[BEGIN Data for this exercise]

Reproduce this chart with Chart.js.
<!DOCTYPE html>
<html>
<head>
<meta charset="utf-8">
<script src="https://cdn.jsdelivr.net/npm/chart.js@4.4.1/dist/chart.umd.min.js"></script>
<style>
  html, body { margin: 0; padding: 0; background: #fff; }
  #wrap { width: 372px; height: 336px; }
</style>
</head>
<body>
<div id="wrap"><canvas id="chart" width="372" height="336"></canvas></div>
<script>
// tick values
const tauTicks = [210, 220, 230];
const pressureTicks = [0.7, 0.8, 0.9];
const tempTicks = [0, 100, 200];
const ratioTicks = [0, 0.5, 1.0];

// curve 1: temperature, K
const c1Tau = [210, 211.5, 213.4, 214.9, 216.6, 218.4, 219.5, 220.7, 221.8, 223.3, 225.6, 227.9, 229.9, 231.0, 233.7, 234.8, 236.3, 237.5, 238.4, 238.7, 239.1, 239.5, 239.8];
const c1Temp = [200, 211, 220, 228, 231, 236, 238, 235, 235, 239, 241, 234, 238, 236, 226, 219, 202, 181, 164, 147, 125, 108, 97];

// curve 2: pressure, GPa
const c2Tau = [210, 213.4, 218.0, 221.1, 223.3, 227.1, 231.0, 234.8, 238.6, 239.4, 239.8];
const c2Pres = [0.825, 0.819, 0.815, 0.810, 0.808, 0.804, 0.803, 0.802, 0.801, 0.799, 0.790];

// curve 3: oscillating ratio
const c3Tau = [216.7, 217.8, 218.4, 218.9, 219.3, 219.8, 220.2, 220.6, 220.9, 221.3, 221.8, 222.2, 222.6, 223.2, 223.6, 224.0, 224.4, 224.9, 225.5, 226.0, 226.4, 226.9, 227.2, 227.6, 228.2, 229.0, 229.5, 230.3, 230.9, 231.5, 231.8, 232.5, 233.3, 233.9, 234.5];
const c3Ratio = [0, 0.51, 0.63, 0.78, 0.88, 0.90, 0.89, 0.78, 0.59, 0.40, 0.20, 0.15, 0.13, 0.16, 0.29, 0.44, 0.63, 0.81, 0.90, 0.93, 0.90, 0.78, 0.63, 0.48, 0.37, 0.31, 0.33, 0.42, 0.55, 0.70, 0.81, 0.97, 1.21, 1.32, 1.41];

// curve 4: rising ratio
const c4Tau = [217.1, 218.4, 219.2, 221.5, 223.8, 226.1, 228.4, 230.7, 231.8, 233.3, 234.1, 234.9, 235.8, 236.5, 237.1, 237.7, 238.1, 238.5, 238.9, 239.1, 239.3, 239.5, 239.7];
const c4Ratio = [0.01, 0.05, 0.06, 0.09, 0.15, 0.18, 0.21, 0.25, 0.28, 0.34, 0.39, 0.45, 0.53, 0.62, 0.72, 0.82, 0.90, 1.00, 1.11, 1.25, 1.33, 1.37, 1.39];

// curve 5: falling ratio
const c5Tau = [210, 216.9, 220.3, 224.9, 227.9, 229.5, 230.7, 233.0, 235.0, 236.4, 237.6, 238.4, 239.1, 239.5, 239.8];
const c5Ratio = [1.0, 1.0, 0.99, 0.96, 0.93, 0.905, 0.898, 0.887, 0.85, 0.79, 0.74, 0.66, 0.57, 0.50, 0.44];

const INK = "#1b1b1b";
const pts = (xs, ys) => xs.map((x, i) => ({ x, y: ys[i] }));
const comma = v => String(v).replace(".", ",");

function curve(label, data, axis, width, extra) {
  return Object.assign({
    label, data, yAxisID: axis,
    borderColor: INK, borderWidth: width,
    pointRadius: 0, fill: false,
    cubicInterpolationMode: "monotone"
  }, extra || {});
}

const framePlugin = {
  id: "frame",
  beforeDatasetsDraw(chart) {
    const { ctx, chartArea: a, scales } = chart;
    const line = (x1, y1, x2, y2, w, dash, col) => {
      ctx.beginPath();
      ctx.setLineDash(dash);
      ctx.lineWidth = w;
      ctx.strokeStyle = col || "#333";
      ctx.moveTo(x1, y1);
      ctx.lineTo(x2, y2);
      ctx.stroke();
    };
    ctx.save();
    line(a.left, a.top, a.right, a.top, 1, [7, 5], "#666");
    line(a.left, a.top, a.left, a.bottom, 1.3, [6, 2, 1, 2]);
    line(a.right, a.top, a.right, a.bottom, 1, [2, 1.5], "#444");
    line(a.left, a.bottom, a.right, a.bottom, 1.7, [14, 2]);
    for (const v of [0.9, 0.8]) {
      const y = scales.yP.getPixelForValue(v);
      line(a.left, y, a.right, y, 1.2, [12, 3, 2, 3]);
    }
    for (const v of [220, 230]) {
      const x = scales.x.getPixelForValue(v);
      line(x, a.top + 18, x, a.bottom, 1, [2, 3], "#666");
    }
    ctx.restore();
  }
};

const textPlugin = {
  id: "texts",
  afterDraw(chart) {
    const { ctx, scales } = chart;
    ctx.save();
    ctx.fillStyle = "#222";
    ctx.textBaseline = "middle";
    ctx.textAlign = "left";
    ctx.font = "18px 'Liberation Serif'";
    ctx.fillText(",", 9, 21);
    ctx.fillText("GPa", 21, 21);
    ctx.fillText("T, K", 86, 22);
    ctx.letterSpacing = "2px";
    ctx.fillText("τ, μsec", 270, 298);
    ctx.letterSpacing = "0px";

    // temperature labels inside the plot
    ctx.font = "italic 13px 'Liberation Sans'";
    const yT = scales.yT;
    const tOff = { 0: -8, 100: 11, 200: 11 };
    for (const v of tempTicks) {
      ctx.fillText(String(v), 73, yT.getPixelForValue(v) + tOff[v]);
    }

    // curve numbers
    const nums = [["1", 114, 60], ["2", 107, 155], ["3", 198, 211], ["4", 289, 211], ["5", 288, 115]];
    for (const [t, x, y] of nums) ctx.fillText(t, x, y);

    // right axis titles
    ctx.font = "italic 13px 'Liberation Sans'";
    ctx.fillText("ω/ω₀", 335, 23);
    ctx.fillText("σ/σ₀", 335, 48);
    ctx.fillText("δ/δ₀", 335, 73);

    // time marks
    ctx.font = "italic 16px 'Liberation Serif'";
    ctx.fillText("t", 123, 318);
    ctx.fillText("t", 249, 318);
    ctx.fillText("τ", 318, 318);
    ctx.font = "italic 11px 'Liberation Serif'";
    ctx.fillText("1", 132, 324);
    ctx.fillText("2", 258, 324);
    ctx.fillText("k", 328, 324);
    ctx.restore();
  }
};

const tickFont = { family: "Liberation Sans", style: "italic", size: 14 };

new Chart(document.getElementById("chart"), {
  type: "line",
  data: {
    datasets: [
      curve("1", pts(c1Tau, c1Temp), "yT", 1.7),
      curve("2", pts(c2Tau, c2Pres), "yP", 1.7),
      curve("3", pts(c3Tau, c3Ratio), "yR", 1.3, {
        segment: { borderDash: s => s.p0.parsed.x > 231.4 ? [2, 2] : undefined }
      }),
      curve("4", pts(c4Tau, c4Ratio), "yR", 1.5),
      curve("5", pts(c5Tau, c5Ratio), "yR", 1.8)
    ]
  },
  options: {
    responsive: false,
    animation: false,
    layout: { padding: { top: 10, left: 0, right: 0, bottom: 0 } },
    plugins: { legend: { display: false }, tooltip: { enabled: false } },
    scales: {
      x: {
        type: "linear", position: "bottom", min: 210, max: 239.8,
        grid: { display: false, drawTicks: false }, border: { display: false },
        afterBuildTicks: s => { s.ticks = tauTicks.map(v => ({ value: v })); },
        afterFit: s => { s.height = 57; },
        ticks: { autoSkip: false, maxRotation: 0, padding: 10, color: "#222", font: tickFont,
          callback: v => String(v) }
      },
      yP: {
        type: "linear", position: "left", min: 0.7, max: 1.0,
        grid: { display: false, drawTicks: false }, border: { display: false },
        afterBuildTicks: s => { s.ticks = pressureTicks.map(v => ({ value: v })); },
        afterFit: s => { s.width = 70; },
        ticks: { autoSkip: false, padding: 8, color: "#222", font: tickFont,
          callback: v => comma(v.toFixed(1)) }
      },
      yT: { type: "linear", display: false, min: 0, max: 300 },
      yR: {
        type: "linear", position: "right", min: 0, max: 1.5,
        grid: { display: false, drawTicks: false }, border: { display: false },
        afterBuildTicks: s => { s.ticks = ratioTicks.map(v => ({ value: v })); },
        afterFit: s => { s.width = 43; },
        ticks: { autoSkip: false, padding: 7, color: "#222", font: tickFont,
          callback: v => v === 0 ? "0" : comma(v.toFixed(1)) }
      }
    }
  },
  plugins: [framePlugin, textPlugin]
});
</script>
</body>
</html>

[END Data for this exercise]
[BEGIN Data for this exercise]

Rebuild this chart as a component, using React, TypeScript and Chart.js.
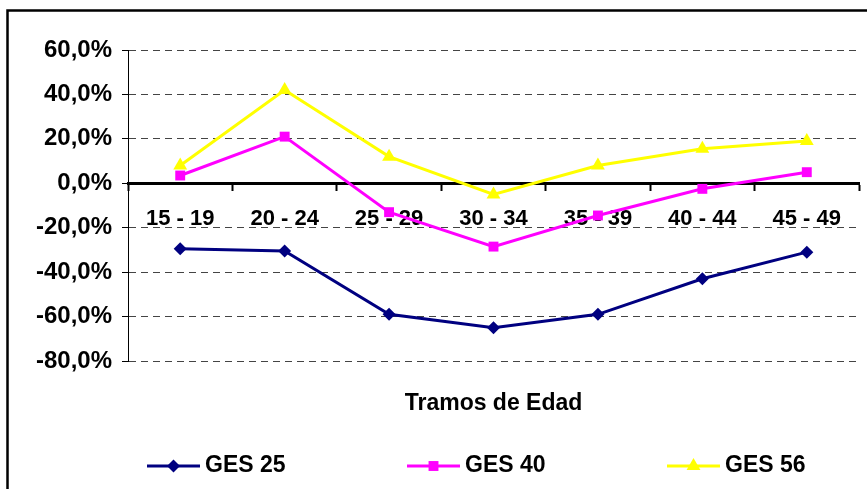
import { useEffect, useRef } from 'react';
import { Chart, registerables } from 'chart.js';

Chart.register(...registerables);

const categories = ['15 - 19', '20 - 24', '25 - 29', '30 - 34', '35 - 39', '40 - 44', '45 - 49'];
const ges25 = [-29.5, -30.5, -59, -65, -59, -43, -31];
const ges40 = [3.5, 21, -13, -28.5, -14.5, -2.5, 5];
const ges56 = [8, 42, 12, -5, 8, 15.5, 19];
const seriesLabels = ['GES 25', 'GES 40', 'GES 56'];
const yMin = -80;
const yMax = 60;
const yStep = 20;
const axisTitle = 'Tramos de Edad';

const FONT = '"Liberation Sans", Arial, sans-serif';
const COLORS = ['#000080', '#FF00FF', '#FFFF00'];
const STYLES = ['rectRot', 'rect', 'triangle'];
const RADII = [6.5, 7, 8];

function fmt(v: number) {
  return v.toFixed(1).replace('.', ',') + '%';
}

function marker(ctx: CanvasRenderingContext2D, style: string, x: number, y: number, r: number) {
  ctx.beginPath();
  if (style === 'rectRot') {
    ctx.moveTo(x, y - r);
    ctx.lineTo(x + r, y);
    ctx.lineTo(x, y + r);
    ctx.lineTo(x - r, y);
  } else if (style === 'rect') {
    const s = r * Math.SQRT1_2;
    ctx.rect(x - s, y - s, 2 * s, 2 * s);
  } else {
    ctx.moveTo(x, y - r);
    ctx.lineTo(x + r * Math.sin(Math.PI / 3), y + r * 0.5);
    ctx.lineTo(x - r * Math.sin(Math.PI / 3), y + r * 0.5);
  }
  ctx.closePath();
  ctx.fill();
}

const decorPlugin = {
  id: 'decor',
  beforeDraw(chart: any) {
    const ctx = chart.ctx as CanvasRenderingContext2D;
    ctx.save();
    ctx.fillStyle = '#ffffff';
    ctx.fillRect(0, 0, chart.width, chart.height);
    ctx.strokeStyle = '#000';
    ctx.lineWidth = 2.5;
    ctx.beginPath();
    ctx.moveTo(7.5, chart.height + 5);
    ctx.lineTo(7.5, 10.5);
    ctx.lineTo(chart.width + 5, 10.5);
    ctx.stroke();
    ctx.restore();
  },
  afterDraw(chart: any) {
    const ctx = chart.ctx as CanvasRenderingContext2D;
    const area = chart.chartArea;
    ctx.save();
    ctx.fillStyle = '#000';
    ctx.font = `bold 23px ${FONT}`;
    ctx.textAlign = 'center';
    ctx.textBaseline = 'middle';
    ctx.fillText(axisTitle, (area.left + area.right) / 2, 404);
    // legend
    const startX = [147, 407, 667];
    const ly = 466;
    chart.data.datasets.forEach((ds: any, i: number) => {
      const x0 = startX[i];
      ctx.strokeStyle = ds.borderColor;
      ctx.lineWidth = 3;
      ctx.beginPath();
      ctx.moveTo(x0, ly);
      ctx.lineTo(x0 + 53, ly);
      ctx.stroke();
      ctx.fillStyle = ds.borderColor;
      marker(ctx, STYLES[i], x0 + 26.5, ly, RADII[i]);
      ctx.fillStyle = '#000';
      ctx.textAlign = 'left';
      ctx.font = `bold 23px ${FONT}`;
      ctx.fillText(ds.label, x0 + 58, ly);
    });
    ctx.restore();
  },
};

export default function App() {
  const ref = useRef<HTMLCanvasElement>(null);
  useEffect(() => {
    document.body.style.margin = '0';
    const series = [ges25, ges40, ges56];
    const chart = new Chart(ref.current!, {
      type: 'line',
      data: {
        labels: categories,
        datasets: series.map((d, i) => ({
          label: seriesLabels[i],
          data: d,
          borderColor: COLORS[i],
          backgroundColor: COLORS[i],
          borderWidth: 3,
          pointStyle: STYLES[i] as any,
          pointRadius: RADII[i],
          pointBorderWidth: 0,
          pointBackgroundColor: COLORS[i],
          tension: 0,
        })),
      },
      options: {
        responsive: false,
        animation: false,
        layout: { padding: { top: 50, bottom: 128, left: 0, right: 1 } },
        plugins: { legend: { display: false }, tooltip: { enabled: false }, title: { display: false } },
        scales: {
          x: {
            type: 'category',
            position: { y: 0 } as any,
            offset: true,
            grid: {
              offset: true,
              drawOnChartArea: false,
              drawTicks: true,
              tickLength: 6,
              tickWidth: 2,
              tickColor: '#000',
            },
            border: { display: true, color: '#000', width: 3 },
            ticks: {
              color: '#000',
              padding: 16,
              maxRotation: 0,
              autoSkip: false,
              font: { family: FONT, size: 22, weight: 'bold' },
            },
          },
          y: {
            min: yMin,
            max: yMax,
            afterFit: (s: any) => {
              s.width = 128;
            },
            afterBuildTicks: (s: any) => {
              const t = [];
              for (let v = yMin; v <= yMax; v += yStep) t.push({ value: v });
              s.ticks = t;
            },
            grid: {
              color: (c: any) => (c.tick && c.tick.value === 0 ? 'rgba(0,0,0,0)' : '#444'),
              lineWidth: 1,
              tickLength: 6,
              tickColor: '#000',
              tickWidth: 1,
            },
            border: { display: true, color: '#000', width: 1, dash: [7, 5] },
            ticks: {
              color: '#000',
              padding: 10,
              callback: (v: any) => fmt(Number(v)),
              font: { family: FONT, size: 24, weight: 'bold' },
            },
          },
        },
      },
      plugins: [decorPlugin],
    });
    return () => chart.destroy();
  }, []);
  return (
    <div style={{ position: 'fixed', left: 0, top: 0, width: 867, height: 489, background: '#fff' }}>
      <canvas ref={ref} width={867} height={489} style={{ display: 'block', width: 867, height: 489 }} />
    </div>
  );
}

[END Data for this exercise]
[BEGIN Data for this exercise]

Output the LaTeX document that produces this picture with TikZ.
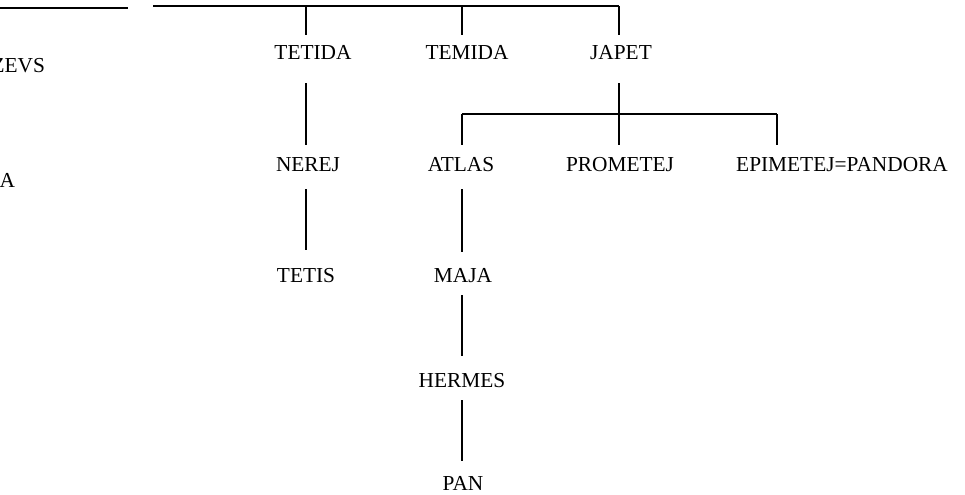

[END Data for this exercise]

• **Goal**
Look back at the entries above and repeat, unchanged, every line from the line holding "Reproduce this chart with Chart.js." through the line holding "const ratioTicks = [0, 0.5, 1.0];".

• **Solution to the problem**
Reproduce this chart with Chart.js.
<!DOCTYPE html>
<html>
<head>
<meta charset="utf-8">
<script src="https://cdn.jsdelivr.net/npm/chart.js@4.4.1/dist/chart.umd.min.js"></script>
<style>
  html, body { margin: 0; padding: 0; background: #fff; }
  #wrap { width: 372px; height: 336px; }
</style>
</head>
<body>
<div id="wrap"><canvas id="chart" width="372" height="336"></canvas></div>
<script>
// tick values
const tauTicks = [210, 220, 230];
const pressureTicks = [0.7, 0.8, 0.9];
const tempTicks = [0, 100, 200];
const ratioTicks = [0, 0.5, 1.0];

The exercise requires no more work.